Indirect Effects: Talent development imperatives, financial market exposure to technology sector dynamics, reinforcement of Singapore’s role as Southeast Asia’s AI hub.

Strategic Challenges: Infrastructure constraints, particularly power availability; talent competition with other markets; geopolitical risks in the semiconductor supply chain; the fundamental question of whether AI infrastructure spending will generate proportionate economic returns.

The market’s skeptical reaction to Alphabet’s announcement—erasing $170 billion in market capitalization despite strong quarterly results—highlights the central tension: demand for AI infrastructure is undeniable, but the return profile of unprecedented capital expenditure remains uncertain. For Singapore, navigating this uncertainty while capturing the benefits of sustained technology investment will define economic performance in the coming years.

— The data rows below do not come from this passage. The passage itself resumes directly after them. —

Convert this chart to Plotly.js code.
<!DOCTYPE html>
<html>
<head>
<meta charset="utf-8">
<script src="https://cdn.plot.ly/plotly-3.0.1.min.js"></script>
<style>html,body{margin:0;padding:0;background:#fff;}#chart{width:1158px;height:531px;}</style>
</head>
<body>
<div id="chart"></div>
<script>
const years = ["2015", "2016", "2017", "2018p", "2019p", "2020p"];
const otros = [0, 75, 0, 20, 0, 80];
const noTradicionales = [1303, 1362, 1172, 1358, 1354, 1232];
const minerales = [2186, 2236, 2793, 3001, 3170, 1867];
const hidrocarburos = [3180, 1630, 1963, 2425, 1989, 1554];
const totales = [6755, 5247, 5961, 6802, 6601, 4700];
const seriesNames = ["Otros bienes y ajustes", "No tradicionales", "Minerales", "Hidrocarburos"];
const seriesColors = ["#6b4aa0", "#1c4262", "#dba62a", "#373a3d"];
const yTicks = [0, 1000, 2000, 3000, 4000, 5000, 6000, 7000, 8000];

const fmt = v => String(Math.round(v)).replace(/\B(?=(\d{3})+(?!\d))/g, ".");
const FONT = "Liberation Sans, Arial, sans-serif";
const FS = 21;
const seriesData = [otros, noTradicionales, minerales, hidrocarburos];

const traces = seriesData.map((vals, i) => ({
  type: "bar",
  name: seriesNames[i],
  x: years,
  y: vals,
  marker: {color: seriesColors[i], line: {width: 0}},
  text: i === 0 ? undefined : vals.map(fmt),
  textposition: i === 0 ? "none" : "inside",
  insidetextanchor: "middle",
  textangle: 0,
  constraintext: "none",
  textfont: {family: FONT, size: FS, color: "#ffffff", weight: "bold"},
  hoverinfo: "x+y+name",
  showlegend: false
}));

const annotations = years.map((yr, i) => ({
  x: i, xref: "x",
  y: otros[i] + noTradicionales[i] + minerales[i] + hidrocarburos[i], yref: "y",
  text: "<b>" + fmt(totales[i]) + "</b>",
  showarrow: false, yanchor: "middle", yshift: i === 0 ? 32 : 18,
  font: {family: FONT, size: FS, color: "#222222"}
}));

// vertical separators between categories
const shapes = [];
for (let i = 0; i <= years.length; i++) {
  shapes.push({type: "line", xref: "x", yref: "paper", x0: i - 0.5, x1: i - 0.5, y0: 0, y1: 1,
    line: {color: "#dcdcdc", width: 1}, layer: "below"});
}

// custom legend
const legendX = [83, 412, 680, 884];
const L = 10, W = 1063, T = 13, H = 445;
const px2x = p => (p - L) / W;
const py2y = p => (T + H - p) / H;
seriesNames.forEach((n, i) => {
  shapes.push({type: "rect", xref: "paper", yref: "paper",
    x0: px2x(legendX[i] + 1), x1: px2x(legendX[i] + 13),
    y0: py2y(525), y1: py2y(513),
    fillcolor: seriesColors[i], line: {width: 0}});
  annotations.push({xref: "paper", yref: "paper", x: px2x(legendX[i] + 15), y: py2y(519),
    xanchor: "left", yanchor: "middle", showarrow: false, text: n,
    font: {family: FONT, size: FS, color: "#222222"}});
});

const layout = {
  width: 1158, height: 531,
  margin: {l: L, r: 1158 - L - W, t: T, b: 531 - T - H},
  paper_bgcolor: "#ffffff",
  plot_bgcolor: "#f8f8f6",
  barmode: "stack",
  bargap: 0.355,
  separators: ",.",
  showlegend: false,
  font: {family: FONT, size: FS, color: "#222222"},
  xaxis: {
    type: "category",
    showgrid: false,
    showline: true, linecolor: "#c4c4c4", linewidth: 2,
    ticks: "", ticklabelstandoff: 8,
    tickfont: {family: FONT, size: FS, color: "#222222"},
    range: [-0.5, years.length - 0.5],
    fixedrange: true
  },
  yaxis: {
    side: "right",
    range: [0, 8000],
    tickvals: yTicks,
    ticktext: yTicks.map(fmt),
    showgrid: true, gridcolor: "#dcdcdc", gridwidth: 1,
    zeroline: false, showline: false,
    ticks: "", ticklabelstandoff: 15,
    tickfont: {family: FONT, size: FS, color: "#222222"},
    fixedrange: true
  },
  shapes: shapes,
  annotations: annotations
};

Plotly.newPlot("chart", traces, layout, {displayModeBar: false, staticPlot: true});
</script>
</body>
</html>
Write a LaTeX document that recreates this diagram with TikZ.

The city-state’s success will ultimately depend not merely on attracting infrastructure investment but on developing the complementary capabilities—talent, applications, business models, regulatory frameworks—that convert computing capacity into economic value. Alphabet’s spending surge provides the raw material; what Singapore builds with it will determine whether this moment represents transformative opportunity or merely participation in a global capital deployment cycle that may yet disappoint investor expectations.